### Data to use ###

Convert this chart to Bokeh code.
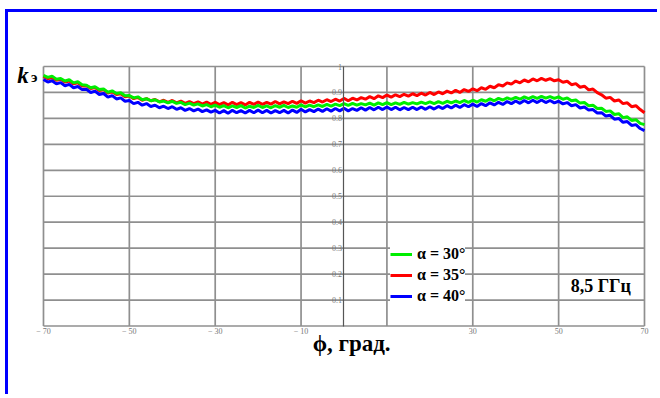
from bokeh.plotting import figure
from bokeh.models import Range1d, FixedTicker, Label, Legend, LegendItem, LinearAxis
from bokeh.embed import file_html
from bokeh.resources import INLINE

# ---- data ----
phi = list(range(-70, 71))

k_30 = [0.966, 0.958, 0.963, 0.951, 0.954, 0.944, 0.949, 0.937, 0.941, 0.930,
        0.928, 0.918, 0.922, 0.911, 0.913, 0.901, 0.906, 0.896, 0.899, 0.887,
        0.888, 0.879, 0.883, 0.872, 0.876, 0.868, 0.872, 0.863, 0.867, 0.860,
        0.866, 0.858, 0.862, 0.853, 0.859, 0.851, 0.856, 0.848, 0.853, 0.845,
        0.851, 0.843, 0.849, 0.841, 0.848, 0.842, 0.849, 0.840, 0.847, 0.842,
        0.850, 0.842, 0.848, 0.841, 0.849, 0.843, 0.850, 0.842, 0.848, 0.843,
        0.852, 0.844, 0.851, 0.845, 0.852, 0.846, 0.854, 0.847, 0.855, 0.849,
        0.857, 0.850, 0.858, 0.851, 0.857, 0.852, 0.859, 0.851, 0.860, 0.853,
        0.861, 0.853, 0.860, 0.854, 0.862, 0.855, 0.861, 0.856, 0.863, 0.857,
        0.864, 0.857, 0.865, 0.858, 0.866, 0.860, 0.867, 0.861, 0.869, 0.862,
        0.870, 0.863, 0.872, 0.866, 0.875, 0.868, 0.877, 0.871, 0.879, 0.873,
        0.881, 0.874, 0.883, 0.876, 0.884, 0.877, 0.885, 0.878, 0.884, 0.877,
        0.883, 0.874, 0.879, 0.868, 0.871, 0.859, 0.861, 0.849, 0.851, 0.838,
        0.839, 0.827, 0.829, 0.815, 0.818, 0.803, 0.806, 0.792, 0.795, 0.781,
        0.776]

k_35 = [0.962, 0.953, 0.957, 0.947, 0.951, 0.940, 0.944, 0.933, 0.937, 0.925,
        0.926, 0.915, 0.919, 0.907, 0.911, 0.898, 0.903, 0.892, 0.895, 0.883,
        0.886, 0.876, 0.881, 0.870, 0.876, 0.868, 0.873, 0.864, 0.870, 0.862,
        0.869, 0.860, 0.867, 0.858, 0.865, 0.857, 0.864, 0.855, 0.863, 0.854,
        0.862, 0.853, 0.861, 0.852, 0.862, 0.853, 0.861, 0.852, 0.862, 0.854,
        0.863, 0.854, 0.862, 0.855, 0.865, 0.856, 0.864, 0.857, 0.866, 0.858,
        0.868, 0.859, 0.867, 0.861, 0.870, 0.863, 0.872, 0.865, 0.874, 0.867,
        0.877, 0.868, 0.878, 0.871, 0.880, 0.874, 0.884, 0.876, 0.887, 0.880,
        0.890, 0.882, 0.891, 0.884, 0.893, 0.886, 0.895, 0.888, 0.897, 0.890,
        0.900, 0.892, 0.902, 0.895, 0.905, 0.898, 0.908, 0.900, 0.911, 0.904,
        0.914, 0.907, 0.918, 0.912, 0.924, 0.918, 0.930, 0.925, 0.937, 0.932,
        0.944, 0.937, 0.948, 0.941, 0.952, 0.945, 0.954, 0.947, 0.953, 0.945,
        0.949, 0.939, 0.943, 0.930, 0.934, 0.920, 0.924, 0.910, 0.913, 0.899,
        0.891, 0.878, 0.881, 0.867, 0.871, 0.857, 0.860, 0.845, 0.849, 0.834,
        0.822]

k_40 = [0.950, 0.940, 0.945, 0.933, 0.938, 0.926, 0.931, 0.918, 0.923, 0.911,
        0.912, 0.900, 0.905, 0.892, 0.896, 0.882, 0.888, 0.875, 0.879, 0.866,
        0.869, 0.857, 0.862, 0.851, 0.857, 0.846, 0.851, 0.841, 0.847, 0.838,
        0.845, 0.835, 0.841, 0.831, 0.838, 0.829, 0.836, 0.826, 0.833, 0.824,
        0.831, 0.821, 0.830, 0.820, 0.831, 0.822, 0.830, 0.821, 0.831, 0.822,
        0.832, 0.822, 0.831, 0.821, 0.830, 0.822, 0.831, 0.821, 0.832, 0.823,
        0.835, 0.825, 0.834, 0.826, 0.836, 0.827, 0.837, 0.828, 0.838, 0.829,
        0.839, 0.829, 0.838, 0.831, 0.841, 0.832, 0.842, 0.833, 0.843, 0.834,
        0.844, 0.834, 0.843, 0.833, 0.842, 0.834, 0.843, 0.834, 0.844, 0.835,
        0.845, 0.836, 0.846, 0.838, 0.849, 0.840, 0.851, 0.842, 0.853, 0.845,
        0.855, 0.846, 0.857, 0.849, 0.860, 0.852, 0.862, 0.854, 0.865, 0.857,
        0.867, 0.858, 0.869, 0.860, 0.870, 0.861, 0.871, 0.861, 0.869, 0.860,
        0.866, 0.856, 0.861, 0.849, 0.853, 0.840, 0.844, 0.832, 0.834, 0.821,
        0.822, 0.809, 0.812, 0.797, 0.800, 0.785, 0.788, 0.773, 0.776, 0.761,
        0.753]

series_labels = ["α = 30°", "α = 35°", "α = 40°"]
series_colors = ["#00ee00", "#ff0000", "#0000ff"]

x_grid = [-70, -50, -30, -10, 10, 30, 50, 70]
x_tick_labels = ["− 70", "− 50", "− 30", "− 10", "", "30", "50", "70"]
y_ticks = [0.1, 0.2, 0.3, 0.4, 0.5, 0.6, 0.7, 0.8, 0.9, 1.0]
y_tick_labels = ["0.1", "0.2", "0.3", "0.4", "0.5", "0.6", "0.7", "0.8", "0.9", "1"]
y_grid = [0.0] + y_ticks

freq_text = "8,5 ГГц"
x_title = "ϕ, град."

SERIF = "Liberation Serif"
GRID = "#8f8f8f"

W, H = 652, 385
# frame = whole canvas; the data window (-70..70, 0..1) sits inside it
p = figure(width=W, height=H, output_backend="svg", toolbar_location=None,
           x_range=Range1d(-78.15, 73.73), y_range=Range1d(-0.2755, 1.2081),
           x_axis_location=None, y_axis_location=None,
           min_border=0, min_border_left=0, min_border_right=0,
           min_border_top=0, min_border_bottom=0)
p.styles = {"border-left": "3px solid #0000ff", "border-top": "3px solid #0000ff",
            "margin-left": "5px", "margin-top": "9px"}
p.background_fill_color = "white"
p.border_fill_color = "white"
p.outline_line_color = None
p.xgrid.visible = False
p.ygrid.visible = False

# grid lines of the data window, drawn from the tick lists
xmin, xmax = x_grid[0], x_grid[-1]
ymin, ymax = y_grid[0], y_grid[-1]
p.segment(x0=x_grid, y0=[ymin] * len(x_grid), x1=x_grid, y1=[ymax] * len(x_grid),
          line_color=GRID, line_width=1.7)
p.segment(x0=[xmin] * len(y_grid), y0=y_grid, x1=[xmax] * len(y_grid), y1=y_grid,
          line_color=GRID, line_width=1.7)

# x axis at y = 0
xa = LinearAxis(fixed_location=0, bounds=(xmin, xmax))
xa.ticker = FixedTicker(ticks=x_grid)
xa.major_label_overrides = dict(zip(x_grid, x_tick_labels))
xa.axis_line_color = None
xa.major_tick_line_color = None
xa.minor_tick_line_color = None
xa.major_tick_out = 0
xa.major_tick_in = 0
xa.major_label_text_font = SERIF
xa.major_label_text_font_size = "8px"
xa.major_label_text_color = "#777777"
xa.major_label_standoff = 1
p.add_layout(xa, "below")

# y axis at x = 0
ya = LinearAxis(fixed_location=0, bounds=(ymin, ymax))
ya.ticker = FixedTicker(ticks=y_ticks)
ya.major_label_overrides = dict(zip(y_ticks, y_tick_labels))
ya.axis_line_color = "#555555"
ya.axis_line_width = 1.2
ya.major_tick_line_color = None
ya.minor_tick_line_color = None
ya.major_tick_out = 0
ya.major_tick_in = 0
ya.major_label_text_font = SERIF
ya.major_label_text_font_size = "8px"
ya.major_label_text_color = "#777777"
ya.major_label_standoff = 2
p.add_layout(ya, "left")

# curves
r35 = p.line(phi, k_35, line_color=series_colors[1], line_width=3)
r30 = p.line(phi, k_30, line_color=series_colors[0], line_width=3)
r40 = p.line(phi, k_40, line_color=series_colors[2], line_width=3)

legend = Legend(items=[LegendItem(label=series_labels[0], renderers=[r30]),
                       LegendItem(label=series_labels[1], renderers=[r35]),
                       LegendItem(label=series_labels[2], renderers=[r40])],
                location=(382, 92),
                background_fill_color="white", background_fill_alpha=1.0,
                border_line_color=None,
                label_text_font=SERIF, label_text_font_style="bold",
                label_text_font_size="16px", label_text_color="black",
                glyph_width=22, glyph_height=16, label_height=16,
                label_standoff=5, spacing=3, padding=8, margin=0)
p.add_layout(legend)

# texts
p.add_layout(Label(x=52.8, y=0.156, text=freq_text, text_font=SERIF,
                   text_font_style="bold", text_font_size="18px",
                   text_baseline="alphabetic", text_align="left", text_color="black"))
p.add_layout(Label(x=-7.3, y=-0.067, text=x_title, text_font=SERIF,
                   text_font_style="bold", text_font_size="23px",
                   text_baseline="alphabetic", text_align="left", text_color="black"))
p.add_layout(Label(x=-76.1, y=0.965, text="k", text_font=SERIF,
                   text_font_style="bold italic", text_font_size="23px",
                   text_baseline="alphabetic", text_align="left", text_color="black"))
p.add_layout(Label(x=-72.9, y=0.958, text="э", text_font=SERIF,
                   text_font_style="bold", text_font_size="15px",
                   text_baseline="alphabetic", text_align="left", text_color="black"))

open("out.html", "w").write(file_html(p, INLINE))
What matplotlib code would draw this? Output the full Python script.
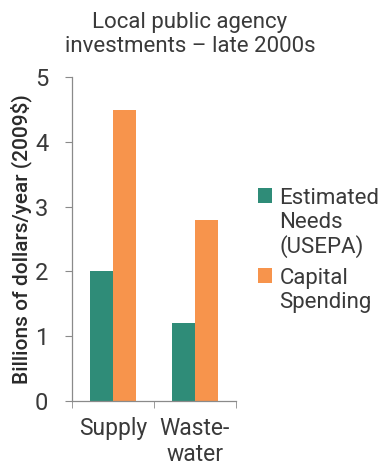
import numpy as np
import matplotlib.pyplot as plt

plt.rcParams['font.family'] = ['Roboto', 'DejaVu Sans']

categories = ["Supply", "Waste-\nwater"]
needs = [2.0, 1.2]
spending = [4.5, 2.8]
series_names = ["Estimated\nNeeds\n(USEPA)", "Capital\nSpending"]
yticks = [0, 1, 2, 3, 4, 5]

teal = "#2f8c78"
orange = "#f7944c"
text_col = "#3a3a3a"
spine_col = "#8a8a8a"

fig = plt.figure(figsize=(3.8, 4.71), dpi=100)
ax = fig.add_axes([0.189, 0.149, 0.432, 0.687])

x = np.arange(len(categories))
w = 0.28
ax.bar(x - w / 2, needs, w, color=teal, label=series_names[0])
ax.bar(x + w / 2, spending, w, color=orange, label=series_names[1])

ax.set_xlim(-0.5, 1.5)
ax.set_ylim(0, 5)
ax.set_yticks(yticks)
ax.set_xticks(x)
ax.set_xticklabels(categories, fontsize=16.5, color=text_col, linespacing=1.15)
ax.set_xticks([-0.5, 0.5, 1.5], minor=True)
ax.tick_params(axis='x', which='major', length=0, pad=12)
ax.tick_params(axis='x', which='minor', length=5, color=spine_col)
ax.tick_params(axis='y', labelsize=17, labelcolor=text_col, length=5,
               color=spine_col, pad=12)

for s in ["top", "right"]:
    ax.spines[s].set_visible(False)
for s in ["left", "bottom"]:
    ax.spines[s].set_color(spine_col)
    ax.spines[s].set_linewidth(0.9)

ax.set_ylabel("Billions of dollars/year (2009$)", fontsize=15,
              color="#2a2a2a", fontweight="medium", labelpad=2)

fig.text(0.5, 0.975, "Local public agency\ninvestments \u2013 late 2000s",
         ha="center", va="top", fontsize=16, color=text_col, linespacing=1.2)

leg = ax.legend(loc="upper left", bbox_to_anchor=(0.68, 0.6),
                bbox_transform=fig.transFigure, frameon=False, fontsize=16,
                labelcolor=text_col, handlelength=0.6, handleheight=0.6,
                handletextpad=0.35, labelspacing=0.45, borderaxespad=0,
                borderpad=0)
for t in leg.get_texts():
    t.set_linespacing(1.15)
# put each swatch next to the first line of its label
for col in leg._legend_handle_box.get_children():
    for row in col.get_children():
        row.align = "top"

fig.savefig("out.png", dpi=100)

###

*Given exercise*: Skip the pictures and repeat, word for word, the lines from the one containing "What matplotlib code" to the one containing "color=spine_col, pad=12)", keeping both of those lines.

*Response to this exercise*:
What matplotlib code would draw this? Output the full Python script.
import numpy as np
import matplotlib.pyplot as plt

plt.rcParams['font.family'] = ['Roboto', 'DejaVu Sans']

categories = ["Supply", "Waste-\nwater"]
needs = [2.0, 1.2]
spending = [4.5, 2.8]
series_names = ["Estimated\nNeeds\n(USEPA)", "Capital\nSpending"]
yticks = [0, 1, 2, 3, 4, 5]

teal = "#2f8c78"
orange = "#f7944c"
text_col = "#3a3a3a"
spine_col = "#8a8a8a"

fig = plt.figure(figsize=(3.8, 4.71), dpi=100)
ax = fig.add_axes([0.189, 0.149, 0.432, 0.687])

x = np.arange(len(categories))
w = 0.28
ax.bar(x - w / 2, needs, w, color=teal, label=series_names[0])
ax.bar(x + w / 2, spending, w, color=orange, label=series_names[1])

ax.set_xlim(-0.5, 1.5)
ax.set_ylim(0, 5)
ax.set_yticks(yticks)
ax.set_xticks(x)
ax.set_xticklabels(categories, fontsize=16.5, color=text_col, linespacing=1.15)
ax.set_xticks([-0.5, 0.5, 1.5], minor=True)
ax.tick_params(axis='x', which='major', length=0, pad=12)
ax.tick_params(axis='x', which='minor', length=5, color=spine_col)
ax.tick_params(axis='y', labelsize=17, labelcolor=text_col, length=5,
               color=spine_col, pad=12)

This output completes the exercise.